Gomez drove in five runs to help the Blue Jays snap a five-game losing streak and improve to 1-8 at home.

"It's just nice to win a game. I don't care where it is, if it's China or any place," Toronto Manager Carlos Tosca said.

At 4-11, the Blue Jays are off to their worst start.

Gomez hit his first career slam after Schilling (2-1), who threw 123 pitches, allowed singles to Carlos Delgado and Eric Hinske and walked Orlando Hudson.

The homer gave Toronto its first lead at home since Delgado hit a three-run homer in the first inning April 7.

"It was exciting. I'm not going to lie," Gomez said. "I'm a guy that doesn't get excited about too many things. I try to stay on an even keel but that was exciting. To help a team win is the best thing in baseball."

Schilling lost for the first time in four starts with his new team, allowing seven runs on 13 hits in 7 2/3 innings. He gave up a career-high 14 hits on Sept. 20, 2002, against Colorado.

"I didn't get the job done. I felt good, I felt strong, I just didn't do my job," Schilling said.

Terry Adams (2-0) pitched two innings for the victory.

Manny Ramirez went 3 for 3 with two walks for the Red Sox, who visit New York for a three-game set this weekend.

Howie Clark of Toronto tied a career high with four hits.

David Ortiz of Boston hit a two-run homer off Miguel Batista in the first, and Jason Varitek's RBI single in the third gave the Red Sox a 3-0 lead. Clark hit a run-scoring single in the bottom of the first.

Schilling struck out the first two batters in the seventh before Hudson tripled. Gomez and Frank Catalanotto later hit RBI singles to make it 3-3.

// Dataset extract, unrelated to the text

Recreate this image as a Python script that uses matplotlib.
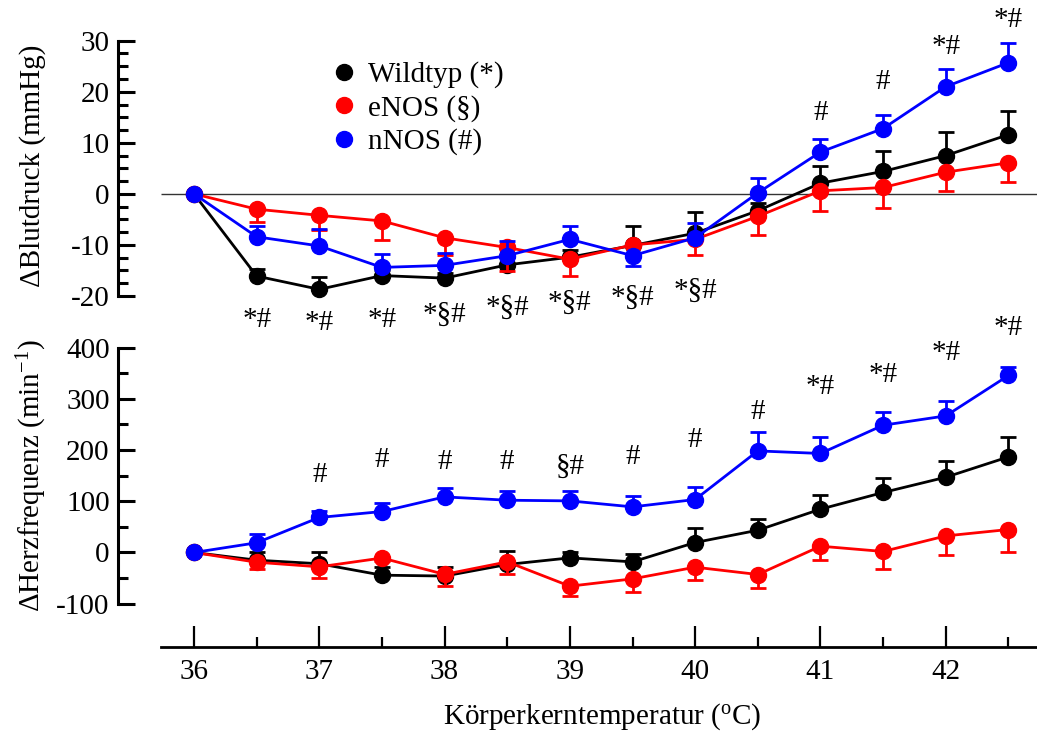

RED SOX NOTES: Hinske ended a career worst 0-for-19 slump with a single in the fourth. . . . Schilling and Batista are former teammates with Arizona. . . . Red Sox Manager Terry Francona gave shortstop Pokey Reese a day off. Cesar Crespo started instead.

THE YANKEES will wait until tonight before officially deciding on their starting pitcher for the third game of this weekend's series against the Red Sox.

But as long as Javier Vazquez doesn't beg out of the assignment, the Yankees appear poised to let Vazquez face Pedro Martinez on three days' rest Sunday.

"We're still discussing it," Manager Joe Torre said. "The only reason we really would consider doing something like this is the Monday off day, and it doesn't affect everybody."

Vazquez defeated the White Sox on Wednesday night, 3-1, throwing 113 pitches in eight innings. In his seven-year career, he has made just one start on three days' rest.